====== RAW DATA
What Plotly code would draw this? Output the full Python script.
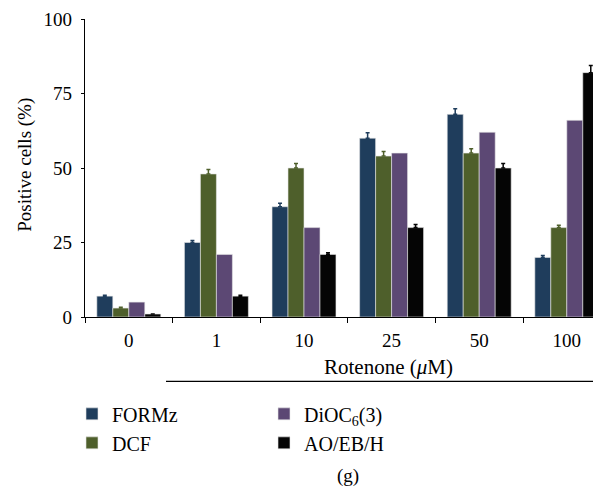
import plotly.graph_objects as go

categories = ["0", "1", "10", "25", "50", "100"]
formz = [7, 25, 37, 60, 68, 20]
dcf = [3, 48, 50, 54, 55, 30]
dioc = [5, 21, 30, 55, 62, 66]
aoebh = [1, 7, 21, 30, 50, 82]
formz_err = [0.3, 0.7, 1.2, 1.8, 1.9, 0.6]
dcf_err = [0.3, 1.5, 1.5, 1.5, 1.5, 0.8]
aoebh_err = [0.0, 0.3, 0.6, 1.0, 1.5, 2.4]
y_ticks = [0, 25, 50, 75, 100]

FONT = "Liberation Serif"
colors = {"FORMz": "#1f3d5c", "DCF": "#4e5f2b", "DiOC": "#5c4874", "AO": "#050505"}

# the page body has an 8px margin, so the figure is drawn offset by 8px
OFF = 8
W, H = 601 - OFF, 487 - OFF
# plot area in reference-window pixels
L_ref, T_ref, B_ref = 85, 19, 317.5
L, T = L_ref - OFF, T_ref - OFF
B = H - (B_ref - OFF)
pw = W - L
ph = H - T - B

def px(x):
    return (x - OFF - L) / pw

def py(y):
    return (H - B - (y - OFF)) / ph

fig = go.Figure()

def add(name, vals, col, err, leg):
    kw = {}
    if err is not None:
        kw["error_y"] = dict(type="data", symmetric=False, array=err,
                             arrayminus=[0] * len(err), color=col,
                             thickness=1.5, width=2)
    fig.add_trace(go.Bar(name=name, x=categories, y=vals,
                         marker=dict(color=col, line=dict(color="#e6e6e6", width=0.6)),
                         legend=leg, **kw))

add("FORMz", formz, colors["FORMz"], formz_err, "legend")
add("DCF", dcf, colors["DCF"], dcf_err, "legend")
add("DiOC<sub>6</sub>(3)", dioc, colors["DiOC"], None, "legend2")
add("AO/EB/H", aoebh, colors["AO"], aoebh_err, "legend2")

legend_common = dict(yanchor="top", xanchor="left", orientation="v",
                     font=dict(family=FONT, size=20), traceorder="normal",
                     bgcolor="rgba(0,0,0,0)", itemclick=False, itemdoubleclick=False)

ncat_vis = pw / 87.6
fig.update_layout(
    width=W, height=H,
    margin=dict(l=L, r=0, t=T, b=B, autoexpand=False),
    paper_bgcolor="white", plot_bgcolor="white",
    font=dict(family=FONT, size=19, color="black"),
    barmode="group", bargap=0.27, bargroupgap=0,
    showlegend=True,
    legend=dict(x=px(72), y=py(395), **legend_common),
    legend2=dict(x=px(264), y=py(395), **legend_common),
    xaxis=dict(type="category", range=[-0.5, -0.5 + ncat_vis], tickson="boundaries",
               showline=True, linecolor="black", linewidth=1.2,
               ticks="outside", ticklen=5, tickcolor="black", tickwidth=1,
               showgrid=False, zeroline=False, automargin=False,
               ticklabelstandoff=6,
               tickfont=dict(family=FONT, size=19)),
    yaxis=dict(range=[0, 100], tickvals=y_ticks,
               showline=True, linecolor="black", linewidth=1.2,
               ticks="outside", ticklen=3, tickcolor="black",
               showgrid=False, zeroline=False, automargin=False,
               ticklabelstandoff=5,
               tickfont=dict(family=FONT, size=19)),
)

fig.add_annotation(text="Positive cells (%)", textangle=-90, xref="paper", yref="paper",
                   x=px(25), y=py(165), xanchor="center", yanchor="middle",
                   showarrow=False, font=dict(family=FONT, size=19))
fig.add_annotation(text="Rotenone (<i>μ</i>M)", xref="paper", yref="paper",
                   x=px(388), y=py(368), xanchor="center", yanchor="middle",
                   showarrow=False, font=dict(family=FONT, size=21))
fig.add_annotation(text="(g)", xref="paper", yref="paper",
                   x=px(348), y=py(477), xanchor="center", yanchor="middle",
                   showarrow=False, font=dict(family=FONT, size=19))
fig.add_shape(type="line", xref="paper", yref="paper",
              x0=px(166), x1=px(601), y0=py(382), y1=py(382),
              line=dict(color="black", width=1.2))

fig.write_html("out.html")
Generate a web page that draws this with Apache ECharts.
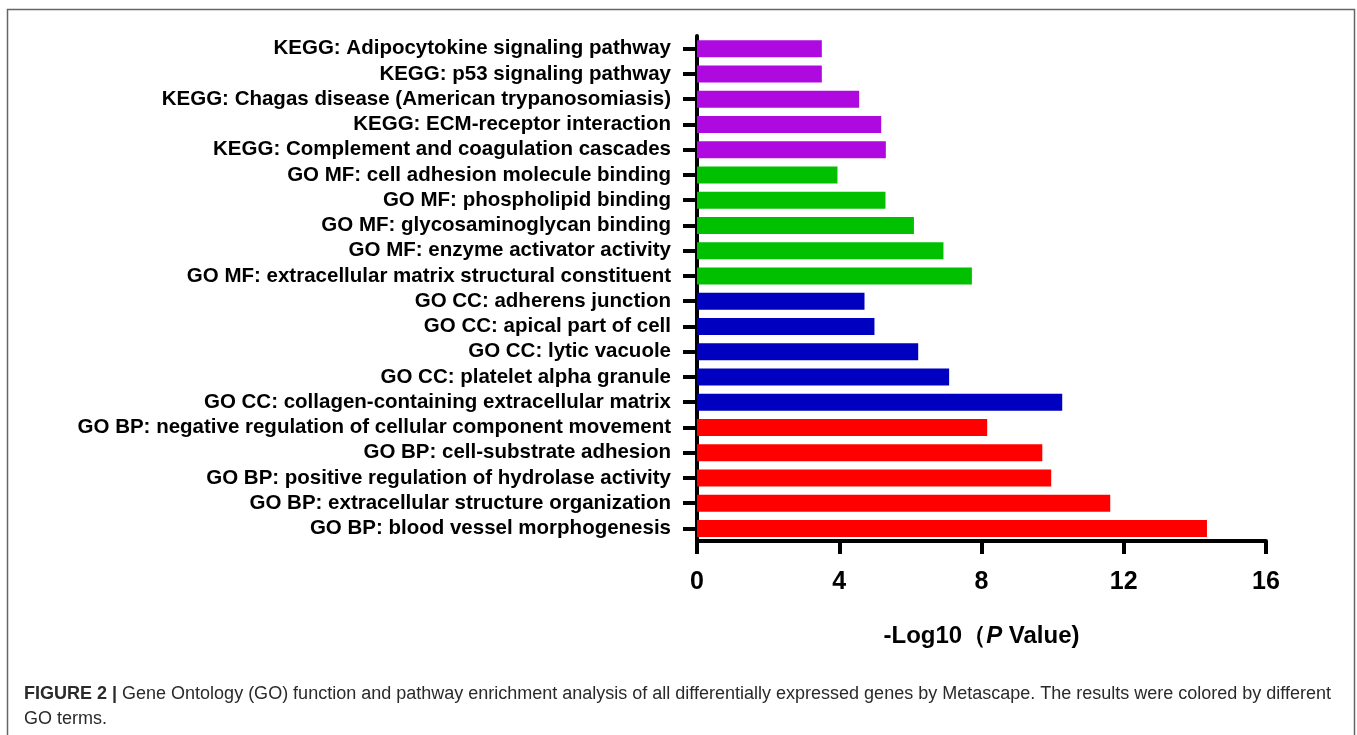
============
# INSTRUCTIONS TO FOLLOW:
Restate word for word every line from the top of the entries above to the line with "import plotly.graph_objects as go", inclusive, and skip any pictures.

# WRITTEN SOLUTION:
What Plotly code would draw this? Output the full Python script.
import plotly.graph_objects as go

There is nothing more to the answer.